◆ Data extract
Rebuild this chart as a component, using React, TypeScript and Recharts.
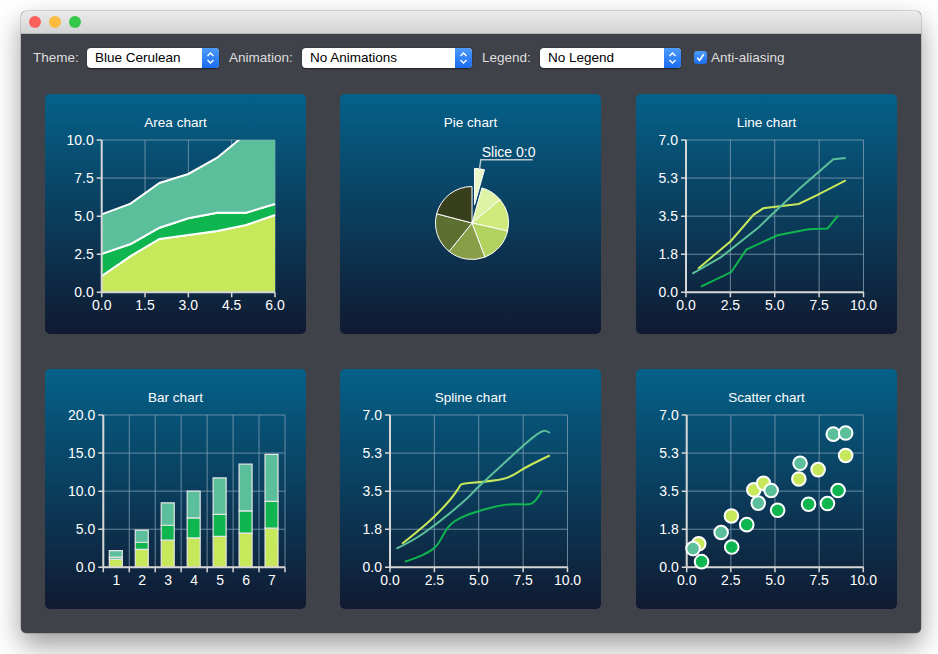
import React from 'react';
import {
  AreaChart, Area, LineChart, Line, BarChart, Bar, ScatterChart, Scatter,
  PieChart, Pie, Cell, XAxis, YAxis, CartesianGrid,
} from 'recharts';

const FONT = '"Liberation Sans", Arial, Helvetica, sans-serif';

// ---- shared data (three series, seven points each) ----
const series0X = [0.68, 2.53, 3.8, 4.35, 6.35, 7.44, 9.0];
const series0Y = [1.08, 2.36, 3.56, 3.86, 4.06, 4.49, 5.14];
const series1X = [0.84, 2.55, 3.4, 5.15, 6.9, 7.97, 8.57];
const series1Y = [0.26, 0.93, 1.96, 2.62, 2.9, 2.93, 3.53];
const series2X = [0.36, 1.95, 4.05, 4.78, 6.42, 8.3, 9.0];
const series2Y = [0.86, 1.6, 2.95, 3.53, 4.78, 6.12, 6.17];

// ---- area chart boundaries ----
const areaX = [0, 1, 2, 3, 4, 5, 6];
const areaLower = [1.07, 2.38, 3.5, 3.76, 4.03, 4.42, 5.08];
const areaMiddle = [2.52, 3.17, 4.24, 4.86, 5.23, 5.23, 5.8];
const areaUpper = [5.12, 5.82, 7.18, 7.77, 8.84, 10.4, 10.5];

// ---- bar chart ----
const barCategories = ['1', '2', '3', '4', '5', '6', '7'];

// ---- pie chart ----
const pieNames = ['Slice 0:0', 'Slice 0:1', 'Slice 0:2', 'Slice 0:3', 'Slice 0:4', 'Slice 0:5', 'Slice 0:6'];
const pieValues = series0Y;
const pieColors = ['#ebf6c8', '#dff2a6', '#cfe97a', '#b2d260', '#8a9d47', '#5e6f32', '#383f1d'];

// ---- ticks ----
const areaXTicks = [0, 1.5, 3, 4.5, 6];
const areaYTicks = [0, 2.5, 5, 7.5, 10];
const xyXTicks = [0, 2.5, 5, 7.5, 10];
const xyYTicks = [0, 1.75, 3.5, 5.25, 7];
const barYTicks = [0, 5, 10, 15, 20];

const COLORS = ['#c7e85b', '#0fb54f', '#5cbf9b'];

const toPoints = (xs: number[], ys: number[]) => xs.map((x, i) => ({ x, y: ys[i] }));
const line0 = toPoints(series0X, series0Y);
const line1 = toPoints(series1X, series1Y);
const line2 = toPoints(series2X, series2Y);

const areaData = areaX.map((x, i) => ({ x, lower: areaLower[i], middle: areaMiddle[i], upper: areaUpper[i] }));
const barData = barCategories.map((c, i) => ({ cat: c, s0: series0Y[i], s1: series1Y[i], s2: series2Y[i] }));
const pieData = pieNames.map((name, i) => ({ name, value: pieValues[i] }));

const fmt1 = (v: number) => Number(v).toFixed(1);
const tickStyle = { fill: '#ffffff', fontSize: 14, fontFamily: FONT };
const axisLineStyle = { stroke: '#d6d6d6', strokeWidth: 2 };
const tickLineStyle = { stroke: '#d6d6d6', strokeWidth: 1.5 };
const GRID = '#7f9db0';

const W = 261;
const H = 240;

function Panel({ x, y, title, children }: { x: number; y: number; title: string; children: React.ReactNode }) {
  return (
    <div style={{ position: 'absolute', left: x, top: y, width: W, height: H, borderRadius: 5, overflow: 'hidden',
      background: 'linear-gradient(#056189, #101a31)' }}>
      <div style={{ position: 'absolute', left: 0, top: 20.5, width: W, height: 16, lineHeight: '16px', textAlign: 'center',
        color: '#ffffff', fontSize: 13.5, fontFamily: FONT }}>{title}</div>
      <div style={{ position: 'absolute', left: 0, top: 0 }}>{children}</div>
    </div>
  );
}

const BarTick = (props: any) => {
  const { x, y, payload, index } = props;
  const half = payload && payload.offset ? payload.offset : 13;
  const axisY = y - 8;
  return (
    <g>
      <line x1={x - half} y1={axisY} x2={x - half} y2={axisY + 5} stroke="#d6d6d6" strokeWidth={1.5} />
      {index === barCategories.length - 1 && (
        <line x1={x + half} y1={axisY} x2={x + half} y2={axisY + 5} stroke="#d6d6d6" strokeWidth={1.5} />
      )}
      <text x={x} y={y} dy="0.71em" textAnchor="middle" fill="#ffffff" fontSize={14} fontFamily={FONT}>{payload.value}</text>
    </g>
  );
};

const explodedLabel = (props: any) => {
  const { cx, cy, midAngle, outerRadius, index } = props;
  if (index !== 0) return null;
  const rad = Math.PI / 180;
  const c = Math.cos(-midAngle * rad);
  const s = Math.sin(-midAngle * rad);
  const x0 = cx + outerRadius * c;
  const y0 = cy + outerRadius * s;
  const x1 = x0 + 9 * c;
  const y1 = y0 + 9 * s;
  return (
    <g>
      <polyline points={`${x0},${y0} ${x1},${y1} ${x1 + 52},${y1}`} fill="none" stroke="#b8c6cf" strokeWidth={1.5} />
      <text x={x1 + 1} y={y1 - 3} fill="#ffffff" fontSize={14} fontFamily={FONT}>{pieNames[0]}</text>
    </g>
  );
};

function AreaPanel() {
  return (
    <AreaChart width={W} height={H} data={areaData} margin={{ top: 46, right: 31, bottom: 0, left: 0 }}>
      <CartesianGrid stroke={GRID} strokeOpacity={0.8} />
      <XAxis dataKey="x" type="number" domain={[0, 6]} ticks={areaXTicks} interval={0} tickFormatter={fmt1}
        height={41.7} tick={tickStyle} axisLine={axisLineStyle} tickLine={tickLineStyle} tickSize={5} tickMargin={3} />
      <YAxis type="number" domain={[0, 10]} ticks={areaYTicks} interval={0} tickFormatter={fmt1} allowDataOverflow
        width={56.7} tick={tickStyle} axisLine={axisLineStyle} tickLine={tickLineStyle} tickSize={5} tickMargin={3} />
      <Area dataKey="lower" type="linear" fill={COLORS[0]} fillOpacity={1} stroke="#ffffff" strokeWidth={2} isAnimationActive={false} />
      <Area dataKey={(d: any) => [d.lower, d.middle]} type="linear" fill={COLORS[1]} fillOpacity={1} stroke="#ffffff" strokeWidth={2} isAnimationActive={false} />
      <Area dataKey={(d: any) => [d.middle, d.upper]} type="linear" fill={COLORS[2]} fillOpacity={1} stroke="#ffffff" strokeWidth={2} isAnimationActive={false} />
    </AreaChart>
  );
}

function PiePanel() {
  const cx = 132;
  const cy = 129;
  const R = 36.5;
  const total = pieValues.reduce((a, b) => a + b, 0);
  const halfAngle = (pieValues[0] / total) * 180 * (Math.PI / 180);
  const dist = 0.5 * R;
  const cx2 = cx + dist * Math.sin(halfAngle);
  const cy2 = cy - dist * Math.cos(halfAngle);
  return (
    <PieChart width={W} height={H} margin={{ top: 0, right: 0, bottom: 0, left: 0 }}>
      <Pie data={pieData} dataKey="value" nameKey="name" cx={cx} cy={cy} outerRadius={R} startAngle={90} endAngle={-270}
        stroke="#ffffff" strokeWidth={1} isAnimationActive={false} labelLine={false}>
        {pieData.map((d, i) => (
          <Cell key={d.name} fill={i === 0 ? 'none' : pieColors[i]} stroke={i === 0 ? 'none' : '#ffffff'} />
        ))}
      </Pie>
      <Pie data={pieData} dataKey="value" nameKey="name" cx={cx2} cy={cy2} outerRadius={R} startAngle={90} endAngle={-270}
        isAnimationActive={false} labelLine={false} label={explodedLabel}>
        {pieData.map((d, i) => (
          <Cell key={d.name} fill={i === 0 ? pieColors[0] : 'none'} stroke={i === 0 ? '#ffffff' : 'none'} strokeWidth={1} />
        ))}
      </Pie>
    </PieChart>
  );
}

function LinePanel({ spline }: { spline: boolean }) {
  const t = spline ? 'natural' : 'linear';
  return (
    <LineChart width={W} height={H} margin={{ top: 46, right: 33.5, bottom: 0, left: 0 }}>
      <CartesianGrid stroke={GRID} strokeOpacity={0.8} />
      <XAxis dataKey="x" type="number" domain={[0, 10]} ticks={xyXTicks} interval={0} tickFormatter={fmt1}
        height={41.7} tick={tickStyle} axisLine={axisLineStyle} tickLine={tickLineStyle} tickSize={5} tickMargin={3} />
      <YAxis type="number" domain={[0, 7]} ticks={xyYTicks} interval={0} tickFormatter={fmt1}
        width={50} tick={tickStyle} axisLine={axisLineStyle} tickLine={tickLineStyle} tickSize={5} tickMargin={3} />
      <Line data={line0} dataKey="y" type={t as any} stroke={COLORS[0]} strokeWidth={2} dot={false} isAnimationActive={false} />
      <Line data={line1} dataKey="y" type={t as any} stroke={COLORS[1]} strokeWidth={2} dot={false} isAnimationActive={false} />
      <Line data={line2} dataKey="y" type={t as any} stroke={COLORS[2]} strokeWidth={2} dot={false} isAnimationActive={false} />
    </LineChart>
  );
}

function BarPanel() {
  return (
    <BarChart width={W} height={H} data={barData} margin={{ top: 46, right: 21, bottom: 0, left: 0 }} barSize={13}>
      <CartesianGrid stroke={GRID} strokeOpacity={0.8}
        verticalCoordinatesGenerator={({ offset }: any) =>
          barCategories.concat(['end']).map((_, i) => offset.left + (i * offset.width) / barCategories.length)} />
      <XAxis dataKey="cat" type="category" height={41.7} tick={<BarTick />} interval={0}
        axisLine={axisLineStyle} tickLine={false} tickSize={5} tickMargin={3} />
      <YAxis type="number" domain={[0, 20]} ticks={barYTicks} interval={0} tickFormatter={fmt1}
        width={58.3} tick={tickStyle} axisLine={axisLineStyle} tickLine={tickLineStyle} tickSize={5} tickMargin={3} />
      <Bar dataKey="s0" stackId="a" fill={COLORS[0]} stroke="#e6e6e6" strokeWidth={1.2} isAnimationActive={false} />
      <Bar dataKey="s1" stackId="a" fill={COLORS[1]} stroke="#e6e6e6" strokeWidth={1.2} isAnimationActive={false} />
      <Bar dataKey="s2" stackId="a" fill={COLORS[2]} stroke="#e6e6e6" strokeWidth={1.2} isAnimationActive={false} />
    </BarChart>
  );
}

const makeDot = (color: string) => (props: any) => (
  <circle cx={props.cx} cy={props.cy} r={6.8} fill={color} stroke="#ffffff" strokeWidth={2} />
);

function ScatterPanel() {
  return (
    <ScatterChart width={W} height={H} margin={{ top: 46, right: 33.7, bottom: 0, left: 0 }}>
      <CartesianGrid stroke={GRID} strokeOpacity={0.8} />
      <XAxis dataKey="x" type="number" domain={[0, 10]} ticks={xyXTicks} interval={0} tickFormatter={fmt1}
        height={41.7} tick={tickStyle} axisLine={axisLineStyle} tickLine={tickLineStyle} tickSize={5} tickMargin={3} />
      <YAxis dataKey="y" type="number" domain={[0, 7]} ticks={xyYTicks} interval={0} tickFormatter={fmt1}
        width={50.7} tick={tickStyle} axisLine={axisLineStyle} tickLine={tickLineStyle} tickSize={5} tickMargin={3} />
      <Scatter data={line0} fill={COLORS[0]} shape={makeDot(COLORS[0])} isAnimationActive={false} />
      <Scatter data={line1} fill={COLORS[1]} shape={makeDot(COLORS[1])} isAnimationActive={false} />
      <Scatter data={line2} fill={COLORS[2]} shape={makeDot(COLORS[2])} isAnimationActive={false} />
    </ScatterChart>
  );
}

const Chevrons = () => (
  <svg width={17} height={20} style={{ position: 'absolute', left: 0, top: 0 }}>
    <polyline points="5.5,8 8.5,5 11.5,8" fill="none" stroke="#ffffff" strokeWidth={1.4} />
    <polyline points="5.5,12 8.5,15 11.5,12" fill="none" stroke="#ffffff" strokeWidth={1.4} />
  </svg>
);

function Combo({ x, w, text }: { x: number; w: number; text: string }) {
  return (
    <div style={{ position: 'absolute', left: x, top: 48, width: w, height: 20, borderRadius: 4, background: '#ffffff',
      boxShadow: '0 0.5px 1.5px rgba(0,0,0,0.5)' }}>
      <div style={{ position: 'absolute', left: 8, top: 0, height: 20, lineHeight: '20px', fontSize: 13.5, color: '#000000', fontFamily: FONT }}>{text}</div>
      <div style={{ position: 'absolute', right: 0, top: 0, width: 17, height: 20, borderRadius: '0 4px 4px 0',
        background: 'linear-gradient(#4d9bf9, #1a6cf2)' }}>
        <Chevrons />
      </div>
    </div>
  );
}

function Label({ x, text }: { x: number; text: string }) {
  return (
    <div style={{ position: 'absolute', left: x, top: 48, height: 20, lineHeight: '20px', fontSize: 13.5, color: '#dedede',
      fontFamily: FONT, whiteSpace: 'nowrap' }}>{text}</div>
  );
}

export default function App() {
  return (
    <div style={{ position: 'fixed', left: 0, top: 0, width: 938, height: 654, background: '#ffffff', overflow: 'hidden', fontFamily: FONT }}>
      <div style={{ position: 'absolute', left: 21, top: 11, width: 900, height: 622, borderRadius: 5, overflow: 'hidden',
        background: '#404249', boxShadow: '0 12px 28px rgba(0,0,0,0.4), 0 0 0 0.5px rgba(0,0,0,0.25)' }}>
        <div style={{ position: 'absolute', left: 0, top: 0, width: 900, height: 22, background: 'linear-gradient(#ebebeb, #d4d4d4)',
          borderBottom: '1px solid #b4b4b4' }}>
          <div style={{ position: 'absolute', left: 8, top: 5, width: 12, height: 12, borderRadius: 6, background: '#fc605c' }} />
          <div style={{ position: 'absolute', left: 28, top: 5, width: 12, height: 12, borderRadius: 6, background: '#fdbc40' }} />
          <div style={{ position: 'absolute', left: 48, top: 5, width: 12, height: 12, borderRadius: 6, background: '#34c84a' }} />
        </div>
      </div>

      <Label x={33} text="Theme:" />
      <Combo x={87} w={132} text="Blue Cerulean" />
      <Label x={229} text="Animation:" />
      <Combo x={302} w={170} text="No Animations" />
      <Label x={482} text="Legend:" />
      <Combo x={540} w={141} text="No Legend" />
      <div style={{ position: 'absolute', left: 694, top: 51, width: 13, height: 13, borderRadius: 3,
        background: 'linear-gradient(#4d9bf9, #1a6cf2)' }}>
        <svg width={13} height={13} style={{ position: 'absolute', left: 0, top: 0 }}>
          <polyline points="3.2,6.8 5.5,9.5 9.8,3.2" fill="none" stroke="#ffffff" strokeWidth={1.6} />
        </svg>
      </div>
      <Label x={711} text="Anti-aliasing" />

      <Panel x={45} y={94} title="Area chart"><AreaPanel /></Panel>
      <Panel x={340} y={94} title="Pie chart"><PiePanel /></Panel>
      <Panel x={636} y={94} title="Line chart"><LinePanel spline={false} /></Panel>
      <Panel x={45} y={369} title="Bar chart"><BarPanel /></Panel>
      <Panel x={340} y={369} title="Spline chart"><LinePanel spline={true} /></Panel>
      <Panel x={636} y={369} title="Scatter chart"><ScatterPanel /></Panel>
    </div>
  );
}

◆ Given task
Everything from the top line of the data down to and including the line with "Arial, Helvetica, sans-serif';" is to be copied, except the pictures.

◆ Solution to the problem
Rebuild this chart as a component, using React, TypeScript and Recharts.
import React from 'react';
import {
  AreaChart, Area, LineChart, Line, BarChart, Bar, ScatterChart, Scatter,
  PieChart, Pie, Cell, XAxis, YAxis, CartesianGrid,
} from 'recharts';

const FONT = '"Liberation Sans", Arial, Helvetica, sans-serif';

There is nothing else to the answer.